INSTRUCTIONS TO FOLLOW — Begin at the first line of the data and copy each line through the one containing "1.81, 1.67, 1.53];", that line included, with no pictures.

GIVEN DATA —
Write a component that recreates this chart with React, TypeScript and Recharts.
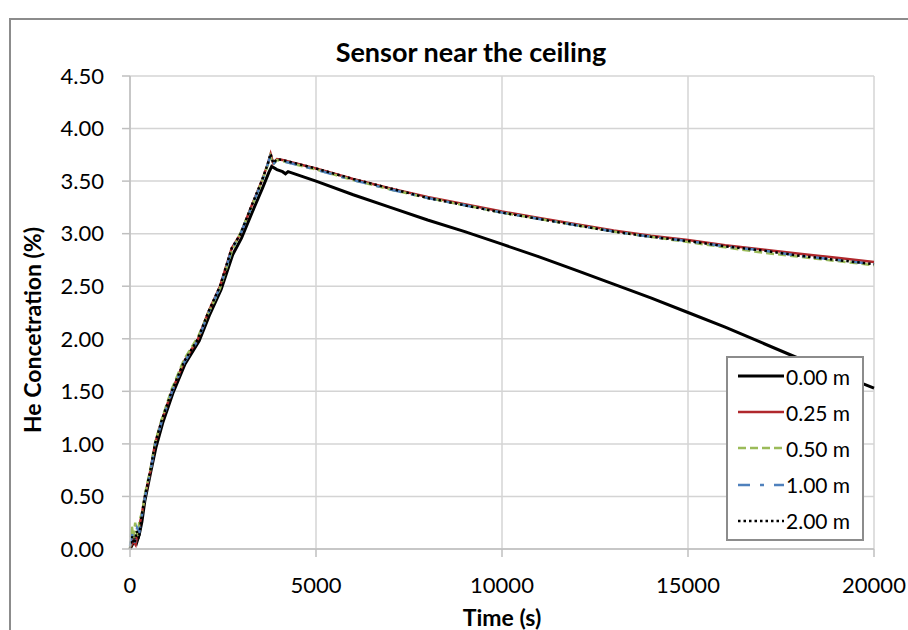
import React from 'react';
import { LineChart, Line, XAxis, YAxis, CartesianGrid, Legend } from 'recharts';

// ---- data ----
const xTicks = [0, 5000, 10000, 15000, 20000];
const yTicks = [0, 0.5, 1, 1.5, 2, 2.5, 3, 3.5, 4, 4.5];
const seriesNames = ['0.00 m', '0.25 m', '0.50 m', '1.00 m', '2.00 m'];

const time000 = [0, 60, 120, 180, 250, 320, 400, 550, 700, 880, 1150, 1480, 1860, 2130, 2450, 2760, 3000, 3280, 3570, 3730, 3810, 3950, 4100, 4180, 4250, 5000, 6000, 7000, 8000, 9000, 10000, 11000, 12000, 13000, 14000, 15000, 16000, 17000, 18000, 19000, 20000];
const conc000 = [0.0, 0.04, 0.1, 0.06, 0.14, 0.26, 0.46, 0.72, 0.97, 1.2, 1.48, 1.76, 1.98, 2.22, 2.47, 2.8, 2.96, 3.2, 3.44, 3.58, 3.64, 3.61, 3.59, 3.57, 3.59, 3.5, 3.37, 3.25, 3.13, 3.02, 2.9, 2.78, 2.65, 2.52, 2.39, 2.25, 2.11, 1.96, 1.81, 1.67, 1.53];

const time025 = [0, 80, 150, 220, 300, 400, 550, 672, 850, 1121, 1450, 1830, 2100, 2420, 2733, 2975, 3250, 3540, 3700, 3780, 3850, 3950, 4100, 5000, 6000, 7000, 8000, 9000, 10000, 11000, 12000, 13000, 14000, 15000, 16000, 17000, 18000, 19000, 20000];
const conc025 = [0, 0.08, 0.04, 0.18, 0.3, 0.5, 0.75, 1.0, 1.22, 1.5, 1.78, 2.0, 2.25, 2.5, 2.86, 3.0, 3.25, 3.5, 3.66, 3.76, 3.67, 3.71, 3.7, 3.62, 3.52, 3.43, 3.35, 3.28, 3.21, 3.15, 3.09, 3.03, 2.98, 2.94, 2.89, 2.85, 2.81, 2.77, 2.73];

const time050 = [0, 50, 90, 140, 200, 260, 330, 400, 550, 672, 850, 1121, 1450, 1830, 2100, 2420, 2733, 2975, 3250, 3540, 3700, 3770, 3850, 3950, 4100, 5000, 6000, 7000, 8000, 9000, 10000, 11000, 12000, 13000, 14000, 15000, 16000, 17000, 18000, 19000, 20000];
const conc050 = [0, 0.22, 0.1, 0.25, 0.12, 0.28, 0.35, 0.52, 0.76, 1.01, 1.23, 1.52, 1.8, 2.02, 2.24, 2.48, 2.83, 3.01, 3.24, 3.49, 3.65, 3.74, 3.66, 3.7, 3.69, 3.61, 3.51, 3.42, 3.34, 3.27, 3.2, 3.14, 3.08, 3.02, 2.97, 2.92, 2.87, 2.82, 2.78, 2.74, 2.7];

const time100 = [0, 70, 130, 190, 250, 320, 400, 550, 672, 850, 1121, 1450, 1830, 2100, 2420, 2733, 2975, 3250, 3540, 3700, 3780, 3850, 3950, 4100, 5000, 6000, 7000, 8000, 9000, 10000, 11000, 12000, 13000, 14000, 15000, 16000, 17000, 18000, 19000, 20000];
const conc100 = [0.03, 0.15, 0.06, 0.2, 0.16, 0.32, 0.49, 0.74, 0.99, 1.21, 1.49, 1.77, 1.99, 2.24, 2.49, 2.85, 3.0, 3.24, 3.49, 3.66, 3.75, 3.66, 3.7, 3.69, 3.61, 3.51, 3.42, 3.34, 3.27, 3.2, 3.14, 3.08, 3.02, 2.97, 2.93, 2.88, 2.84, 2.79, 2.75, 2.71];

const time200 = [0, 60, 120, 180, 240, 300, 400, 550, 672, 850, 1121, 1450, 1830, 2100, 2420, 2733, 2975, 3250, 3540, 3700, 3780, 3850, 3950, 4100, 5000, 6000, 7000, 8000, 9000, 10000, 11000, 12000, 13000, 14000, 15000, 16000, 17000, 18000, 19000, 20000];
const conc200 = [0, 0.12, 0.05, 0.17, 0.1, 0.28, 0.5, 0.75, 1.0, 1.22, 1.5, 1.78, 2.0, 2.25, 2.5, 2.86, 3.0, 3.25, 3.5, 3.66, 3.76, 3.67, 3.71, 3.7, 3.62, 3.52, 3.43, 3.34, 3.27, 3.2, 3.14, 3.08, 3.02, 2.97, 2.93, 2.88, 2.84, 2.79, 2.75, 2.71];

// ---- build ----
const toPoints = (t: number[], v: number[]) => t.map((x, i) => ({ t: x, v: v[i] }));
const seriesData = [
  toPoints(time000, conc000),
  toPoints(time025, conc025),
  toPoints(time050, conc050),
  toPoints(time100, conc100),
  toPoints(time200, conc200),
];

const lineStyles = [
  { color: '#000000', width: 3, dash: undefined as string | undefined },
  { color: '#B0282C', width: 2.5, dash: undefined as string | undefined },
  { color: '#9BBB59', width: 2.5, dash: '8 4' },
  { color: '#4F81BD', width: 2.5, dash: '12 10 4 10' },
  { color: '#000000', width: 2.5, dash: '2.5 3' },
];

const FONT = 'Lato, "Open Sans", sans-serif';

const renderLegend = () => (
  <div
    style={{
      width: 138,
      height: 185,
      boxSizing: 'border-box',
      border: '2px solid #8c8c8c',
      background: '#fff',
      fontFamily: FONT,
      fontSize: 21,
      color: '#000',
    }}
  >
    {seriesNames.map((name, i) => {
      const s = lineStyles[i];
      return (
        <div key={name} style={{ height: 36.2, display: 'flex', alignItems: 'center' }}>
          <svg width={46} height={8} style={{ marginLeft: 10, display: 'block' }}>
            <line x1={0} y1={4} x2={46} y2={4} stroke={s.color} strokeWidth={s.width} strokeDasharray={s.dash} />
          </svg>
          <span style={{ marginLeft: 2, lineHeight: '21px' }}>{name}</span>
        </div>
      );
    })}
  </div>
);

export default function App() {
  return (
    <div style={{ position: 'absolute', left: 0, top: 0, width: 908, height: 630, overflow: 'hidden', background: '#fff' }}>
      <div
        style={{
          position: 'absolute',
          left: 9,
          top: 18,
          width: 1000,
          height: 800,
          borderLeft: '2px solid #8c8c8c',
          borderTop: '2px solid #8c8c8c',
        }}
      />
      <div style={{ position: 'absolute', left: 0, top: 0 }}>
        <LineChart width={908} height={630} margin={{ top: 76, right: 34, bottom: 0, left: 0 }}>
          <CartesianGrid stroke="#d4d4d4" strokeWidth={1.5} />
          <XAxis
            type="number"
            dataKey="t"
            domain={[0, 20000]}
            ticks={xTicks}
            allowDuplicatedCategory={false}
            height={81}
            tickSize={8}
            tickMargin={20}
            stroke="#bfbfbf"
            strokeWidth={1.5}
            tick={{ fill: '#000', fontSize: 22, fontFamily: FONT }}
            interval={0}
          />
          <YAxis
            type="number"
            domain={[0, 4.5]}
            ticks={yTicks}
            width={130}
            tickSize={8}
            tickMargin={18}
            stroke="#bfbfbf"
            strokeWidth={1.5}
            tick={{ fill: '#000', fontSize: 22, fontFamily: FONT }}
            tickFormatter={(v: number) => v.toFixed(2)}
            interval={0}
          />
          {seriesData.map((d, i) => (
            <Line
              key={seriesNames[i]}
              data={d}
              dataKey="v"
              name={seriesNames[i]}
              type="linear"
              stroke={lineStyles[i].color}
              strokeWidth={lineStyles[i].width}
              strokeDasharray={lineStyles[i].dash}
              dot={false}
              activeDot={false}
              isAnimationActive={false}
            />
          ))}
          <Legend
            layout="vertical"
            align="center"
            verticalAlign="middle"
            content={renderLegend}
            wrapperStyle={{ position: 'absolute', left: 726, top: 356, width: 138, height: 185 }}
          />
        </LineChart>
      </div>
      <svg width={908} height={630} style={{ position: 'absolute', left: 0, top: 0, pointerEvents: 'none' }}>
        <text x={471} y={62} textAnchor="middle" fontFamily={FONT} fontWeight="bold" fontSize={27} fill="#000">
          Sensor near the ceiling
        </text>
        <text x={502} y={626} textAnchor="middle" fontFamily={FONT} fontWeight="bold" fontSize={23} fill="#000">
          Time (s)
        </text>
        <text
          x={41}
          y={330}
          textAnchor="middle"
          fontFamily={FONT}
          fontWeight="bold"
          fontSize={23}
          fill="#000"
          transform="rotate(-90 41 330)"
        >
          He Concetration (%)
        </text>
      </svg>
    </div>
  );
}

RESPONSE TO THE TASK —
Write a component that recreates this chart with React, TypeScript and Recharts.
import React from 'react';
import { LineChart, Line, XAxis, YAxis, CartesianGrid, Legend } from 'recharts';

// ---- data ----
const xTicks = [0, 5000, 10000, 15000, 20000];
const yTicks = [0, 0.5, 1, 1.5, 2, 2.5, 3, 3.5, 4, 4.5];
const seriesNames = ['0.00 m', '0.25 m', '0.50 m', '1.00 m', '2.00 m'];

const time000 = [0, 60, 120, 180, 250, 320, 400, 550, 700, 880, 1150, 1480, 1860, 2130, 2450, 2760, 3000, 3280, 3570, 3730, 3810, 3950, 4100, 4180, 4250, 5000, 6000, 7000, 8000, 9000, 10000, 11000, 12000, 13000, 14000, 15000, 16000, 17000, 18000, 19000, 20000];
const conc000 = [0.0, 0.04, 0.1, 0.06, 0.14, 0.26, 0.46, 0.72, 0.97, 1.2, 1.48, 1.76, 1.98, 2.22, 2.47, 2.8, 2.96, 3.2, 3.44, 3.58, 3.64, 3.61, 3.59, 3.57, 3.59, 3.5, 3.37, 3.25, 3.13, 3.02, 2.9, 2.78, 2.65, 2.52, 2.39, 2.25, 2.11, 1.96, 1.81, 1.67, 1.53];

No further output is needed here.